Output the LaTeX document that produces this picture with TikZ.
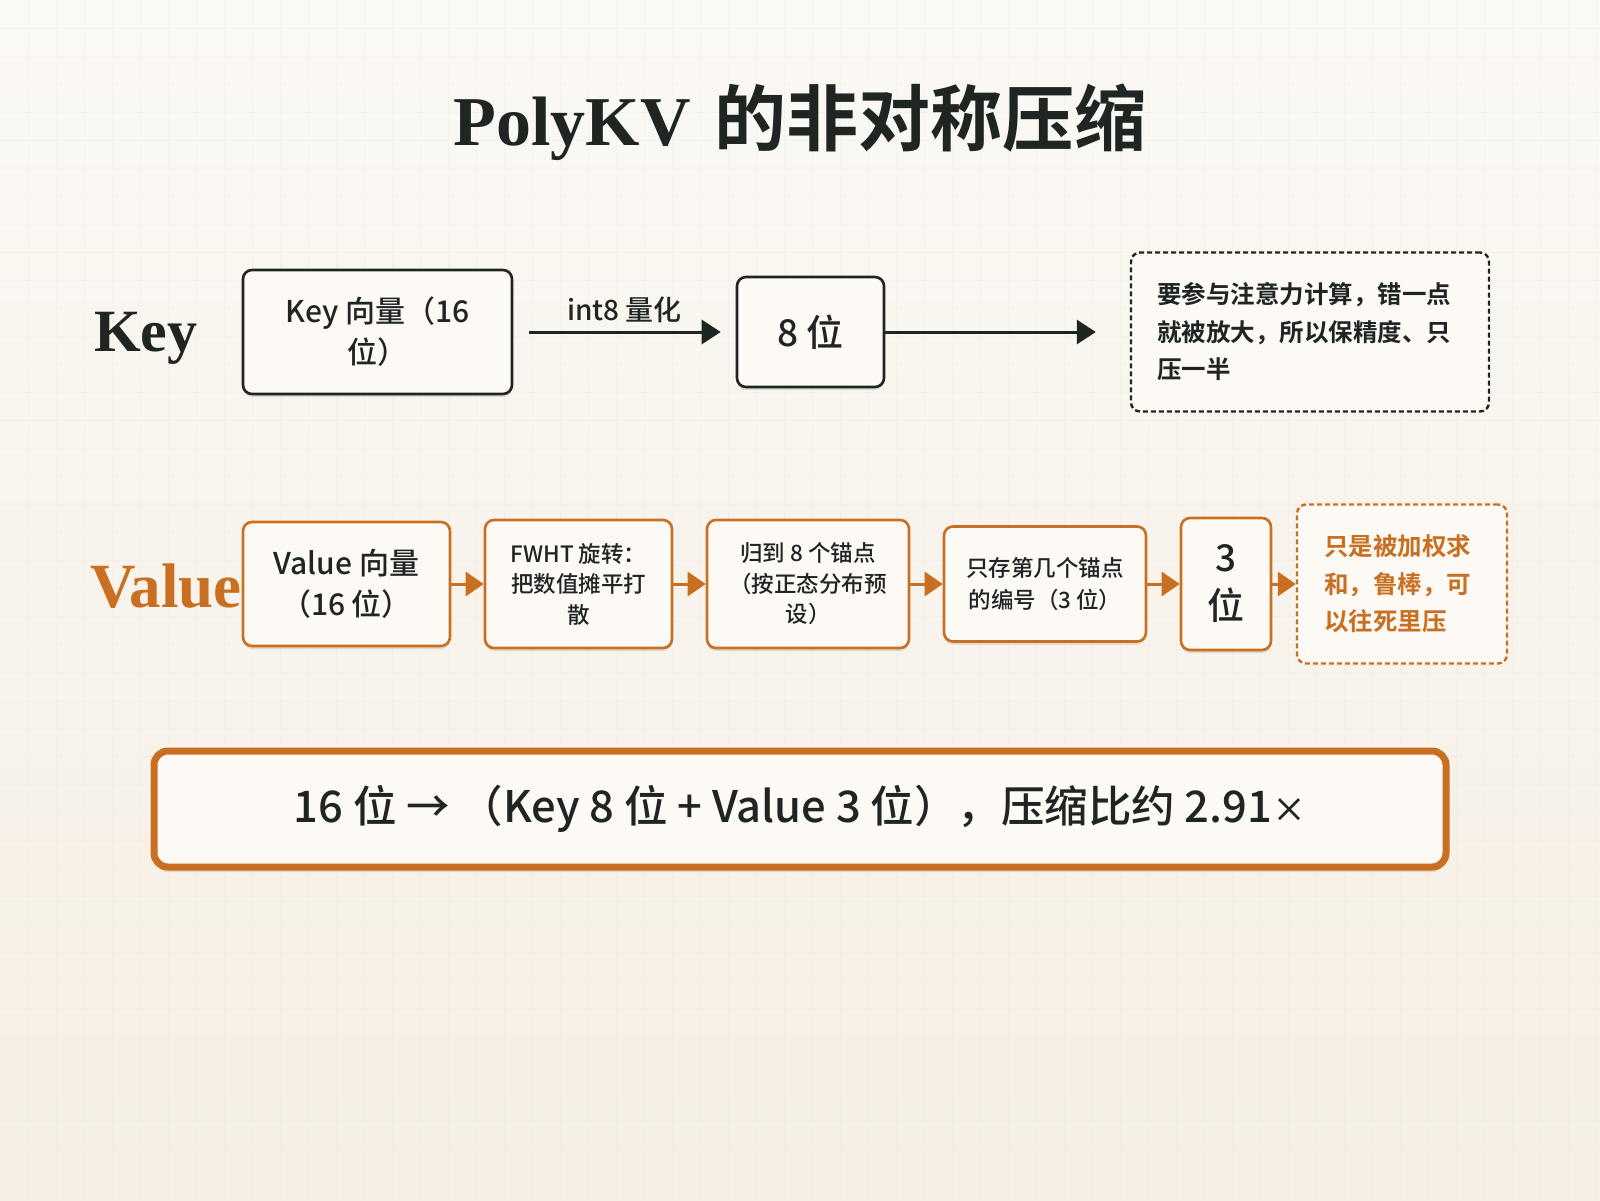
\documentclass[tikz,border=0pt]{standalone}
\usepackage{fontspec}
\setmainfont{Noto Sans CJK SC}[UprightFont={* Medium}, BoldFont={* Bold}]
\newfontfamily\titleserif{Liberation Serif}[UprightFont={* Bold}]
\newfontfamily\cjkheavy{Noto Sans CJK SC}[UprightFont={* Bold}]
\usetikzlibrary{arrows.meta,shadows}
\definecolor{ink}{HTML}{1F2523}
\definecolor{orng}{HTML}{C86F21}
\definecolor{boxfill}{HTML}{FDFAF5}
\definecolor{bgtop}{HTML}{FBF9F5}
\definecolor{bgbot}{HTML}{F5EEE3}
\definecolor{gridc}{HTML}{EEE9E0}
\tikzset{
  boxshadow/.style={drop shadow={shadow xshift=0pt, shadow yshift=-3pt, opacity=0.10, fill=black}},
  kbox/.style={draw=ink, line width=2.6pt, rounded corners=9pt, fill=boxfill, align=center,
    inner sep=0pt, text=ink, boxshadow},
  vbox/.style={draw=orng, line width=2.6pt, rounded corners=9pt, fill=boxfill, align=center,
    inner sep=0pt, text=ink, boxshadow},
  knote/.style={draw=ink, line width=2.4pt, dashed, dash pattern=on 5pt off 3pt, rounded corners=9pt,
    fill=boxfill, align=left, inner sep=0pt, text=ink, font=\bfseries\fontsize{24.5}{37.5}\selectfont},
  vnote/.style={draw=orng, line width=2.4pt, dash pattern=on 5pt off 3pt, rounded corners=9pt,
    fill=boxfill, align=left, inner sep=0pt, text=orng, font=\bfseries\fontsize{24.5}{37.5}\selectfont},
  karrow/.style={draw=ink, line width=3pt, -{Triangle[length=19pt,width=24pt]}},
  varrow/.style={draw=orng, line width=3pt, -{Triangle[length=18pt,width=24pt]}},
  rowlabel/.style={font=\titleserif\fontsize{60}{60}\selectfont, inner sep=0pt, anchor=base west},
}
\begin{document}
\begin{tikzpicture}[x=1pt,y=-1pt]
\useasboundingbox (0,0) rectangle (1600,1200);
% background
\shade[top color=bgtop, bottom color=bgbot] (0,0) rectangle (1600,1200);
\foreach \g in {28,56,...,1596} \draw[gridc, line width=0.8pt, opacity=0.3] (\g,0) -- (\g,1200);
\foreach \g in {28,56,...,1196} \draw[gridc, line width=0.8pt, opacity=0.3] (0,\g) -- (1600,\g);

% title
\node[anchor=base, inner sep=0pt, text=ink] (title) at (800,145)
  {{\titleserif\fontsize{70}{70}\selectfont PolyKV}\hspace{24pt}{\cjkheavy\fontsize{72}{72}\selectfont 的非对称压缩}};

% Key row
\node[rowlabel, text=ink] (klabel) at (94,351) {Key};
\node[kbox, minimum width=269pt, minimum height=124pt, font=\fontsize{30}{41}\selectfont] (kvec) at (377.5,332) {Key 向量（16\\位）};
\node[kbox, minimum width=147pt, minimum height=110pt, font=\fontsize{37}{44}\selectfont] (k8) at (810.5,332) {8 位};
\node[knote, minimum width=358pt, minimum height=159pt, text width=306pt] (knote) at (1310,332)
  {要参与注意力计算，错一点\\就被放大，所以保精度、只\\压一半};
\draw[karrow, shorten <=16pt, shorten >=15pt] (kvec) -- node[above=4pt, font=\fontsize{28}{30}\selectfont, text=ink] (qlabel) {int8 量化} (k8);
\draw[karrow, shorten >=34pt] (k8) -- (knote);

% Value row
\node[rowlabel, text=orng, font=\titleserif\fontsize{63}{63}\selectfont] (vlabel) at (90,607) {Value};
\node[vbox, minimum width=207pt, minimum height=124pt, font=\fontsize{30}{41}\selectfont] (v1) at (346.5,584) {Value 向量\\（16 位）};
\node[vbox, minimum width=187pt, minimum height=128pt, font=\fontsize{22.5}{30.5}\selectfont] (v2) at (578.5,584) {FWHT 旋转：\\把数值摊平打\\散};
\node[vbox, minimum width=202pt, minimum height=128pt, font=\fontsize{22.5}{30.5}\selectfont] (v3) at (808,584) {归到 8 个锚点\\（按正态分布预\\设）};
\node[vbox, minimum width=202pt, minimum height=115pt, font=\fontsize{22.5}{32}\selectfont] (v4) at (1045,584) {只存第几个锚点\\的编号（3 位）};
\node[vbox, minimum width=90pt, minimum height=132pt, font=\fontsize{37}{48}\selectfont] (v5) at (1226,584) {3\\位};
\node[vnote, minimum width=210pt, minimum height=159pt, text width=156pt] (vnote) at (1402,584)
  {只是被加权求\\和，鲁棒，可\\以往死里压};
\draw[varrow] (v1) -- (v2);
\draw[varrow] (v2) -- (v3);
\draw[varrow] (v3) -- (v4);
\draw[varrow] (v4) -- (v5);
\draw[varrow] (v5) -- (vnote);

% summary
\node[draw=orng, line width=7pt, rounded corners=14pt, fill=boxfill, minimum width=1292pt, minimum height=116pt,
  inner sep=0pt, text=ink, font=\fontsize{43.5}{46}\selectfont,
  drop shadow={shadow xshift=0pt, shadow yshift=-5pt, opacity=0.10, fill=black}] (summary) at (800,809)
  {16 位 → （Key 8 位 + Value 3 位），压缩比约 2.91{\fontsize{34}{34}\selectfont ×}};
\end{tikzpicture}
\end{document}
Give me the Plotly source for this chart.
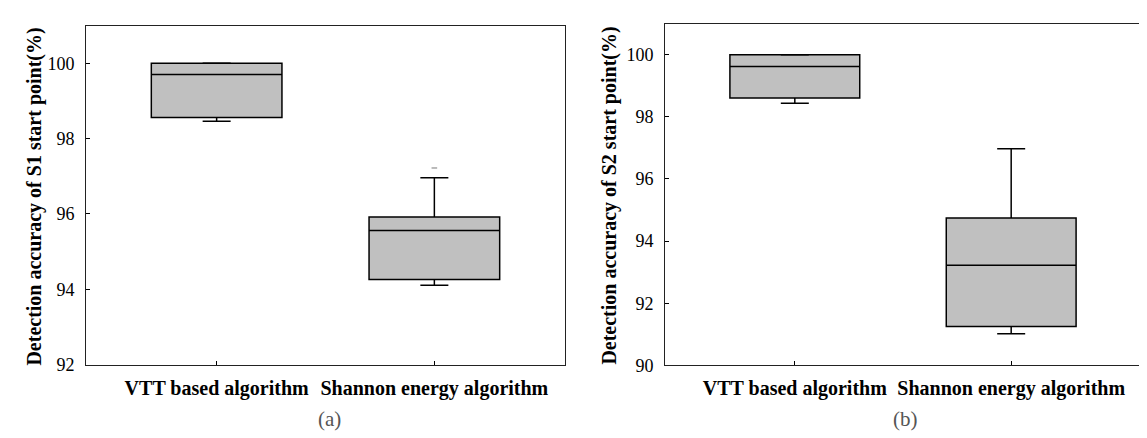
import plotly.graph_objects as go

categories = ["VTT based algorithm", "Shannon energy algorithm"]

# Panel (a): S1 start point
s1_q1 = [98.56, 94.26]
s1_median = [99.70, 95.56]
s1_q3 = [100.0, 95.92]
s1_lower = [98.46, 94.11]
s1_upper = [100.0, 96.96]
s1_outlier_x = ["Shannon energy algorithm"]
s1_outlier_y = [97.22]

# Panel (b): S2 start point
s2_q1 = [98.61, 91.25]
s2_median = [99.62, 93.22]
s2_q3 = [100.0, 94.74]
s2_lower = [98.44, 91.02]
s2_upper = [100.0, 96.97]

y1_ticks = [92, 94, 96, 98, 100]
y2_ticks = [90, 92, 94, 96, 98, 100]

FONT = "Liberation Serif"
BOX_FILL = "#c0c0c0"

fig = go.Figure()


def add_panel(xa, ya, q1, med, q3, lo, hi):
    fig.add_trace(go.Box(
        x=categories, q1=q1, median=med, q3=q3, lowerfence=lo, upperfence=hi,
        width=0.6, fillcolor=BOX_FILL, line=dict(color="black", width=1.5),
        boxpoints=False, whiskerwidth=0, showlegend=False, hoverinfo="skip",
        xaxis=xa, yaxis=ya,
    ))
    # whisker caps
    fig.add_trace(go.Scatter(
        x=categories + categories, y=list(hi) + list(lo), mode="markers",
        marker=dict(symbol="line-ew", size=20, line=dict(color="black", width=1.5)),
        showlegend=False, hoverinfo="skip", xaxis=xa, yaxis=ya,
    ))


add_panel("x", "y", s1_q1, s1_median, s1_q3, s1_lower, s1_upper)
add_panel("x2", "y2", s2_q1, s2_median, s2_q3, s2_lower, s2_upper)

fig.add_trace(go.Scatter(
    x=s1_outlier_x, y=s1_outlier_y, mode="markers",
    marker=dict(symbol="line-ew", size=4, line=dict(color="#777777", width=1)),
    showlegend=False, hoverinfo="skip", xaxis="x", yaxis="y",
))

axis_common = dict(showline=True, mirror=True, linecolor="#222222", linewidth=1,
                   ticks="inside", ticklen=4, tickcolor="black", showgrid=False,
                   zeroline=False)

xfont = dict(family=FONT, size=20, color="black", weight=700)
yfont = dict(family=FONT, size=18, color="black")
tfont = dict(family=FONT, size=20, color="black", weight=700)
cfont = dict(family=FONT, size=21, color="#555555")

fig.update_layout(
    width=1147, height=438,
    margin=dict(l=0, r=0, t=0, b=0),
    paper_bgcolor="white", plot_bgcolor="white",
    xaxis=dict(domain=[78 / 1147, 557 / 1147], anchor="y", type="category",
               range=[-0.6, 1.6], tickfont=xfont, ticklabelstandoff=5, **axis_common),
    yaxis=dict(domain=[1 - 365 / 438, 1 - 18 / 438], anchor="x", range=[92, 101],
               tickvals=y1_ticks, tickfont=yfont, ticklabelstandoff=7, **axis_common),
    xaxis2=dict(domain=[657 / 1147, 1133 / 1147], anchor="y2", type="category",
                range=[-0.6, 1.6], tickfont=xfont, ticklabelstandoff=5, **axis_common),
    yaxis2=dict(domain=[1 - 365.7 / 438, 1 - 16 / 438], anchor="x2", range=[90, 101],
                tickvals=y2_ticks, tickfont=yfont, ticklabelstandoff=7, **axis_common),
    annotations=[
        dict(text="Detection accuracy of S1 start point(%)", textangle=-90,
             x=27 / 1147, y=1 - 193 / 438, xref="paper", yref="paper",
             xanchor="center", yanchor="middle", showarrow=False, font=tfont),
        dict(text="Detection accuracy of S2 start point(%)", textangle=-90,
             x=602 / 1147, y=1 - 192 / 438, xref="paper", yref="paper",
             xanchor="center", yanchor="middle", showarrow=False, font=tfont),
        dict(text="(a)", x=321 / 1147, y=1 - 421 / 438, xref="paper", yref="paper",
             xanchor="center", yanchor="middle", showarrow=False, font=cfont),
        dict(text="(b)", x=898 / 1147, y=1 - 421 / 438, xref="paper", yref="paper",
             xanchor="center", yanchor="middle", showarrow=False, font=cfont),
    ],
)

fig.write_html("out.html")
+++++
■ WHAT THE EXERCISE ASKS
Among the entries above, locate the line with "Give me the Plotly source for this chart." and the line with "s2_q3, s2_lower, s2_upper)". Give those two lines and all lines between them again, exactly, leaving out the pictures.

■ RESPONSE TO THIS TASK
Give me the Plotly source for this chart.
import plotly.graph_objects as go

categories = ["VTT based algorithm", "Shannon energy algorithm"]

# Panel (a): S1 start point
s1_q1 = [98.56, 94.26]
s1_median = [99.70, 95.56]
s1_q3 = [100.0, 95.92]
s1_lower = [98.46, 94.11]
s1_upper = [100.0, 96.96]
s1_outlier_x = ["Shannon energy algorithm"]
s1_outlier_y = [97.22]

# Panel (b): S2 start point
s2_q1 = [98.61, 91.25]
s2_median = [99.62, 93.22]
s2_q3 = [100.0, 94.74]
s2_lower = [98.44, 91.02]
s2_upper = [100.0, 96.97]

y1_ticks = [92, 94, 96, 98, 100]
y2_ticks = [90, 92, 94, 96, 98, 100]

FONT = "Liberation Serif"
BOX_FILL = "#c0c0c0"

fig = go.Figure()


def add_panel(xa, ya, q1, med, q3, lo, hi):
    fig.add_trace(go.Box(
        x=categories, q1=q1, median=med, q3=q3, lowerfence=lo, upperfence=hi,
        width=0.6, fillcolor=BOX_FILL, line=dict(color="black", width=1.5),
        boxpoints=False, whiskerwidth=0, showlegend=False, hoverinfo="skip",
        xaxis=xa, yaxis=ya,
    ))
    # whisker caps
    fig.add_trace(go.Scatter(
        x=categories + categories, y=list(hi) + list(lo), mode="markers",
        marker=dict(symbol="line-ew", size=20, line=dict(color="black", width=1.5)),
        showlegend=False, hoverinfo="skip", xaxis=xa, yaxis=ya,
    ))


add_panel("x", "y", s1_q1, s1_median, s1_q3, s1_lower, s1_upper)
add_panel("x2", "y2", s2_q1, s2_median, s2_q3, s2_lower, s2_upper)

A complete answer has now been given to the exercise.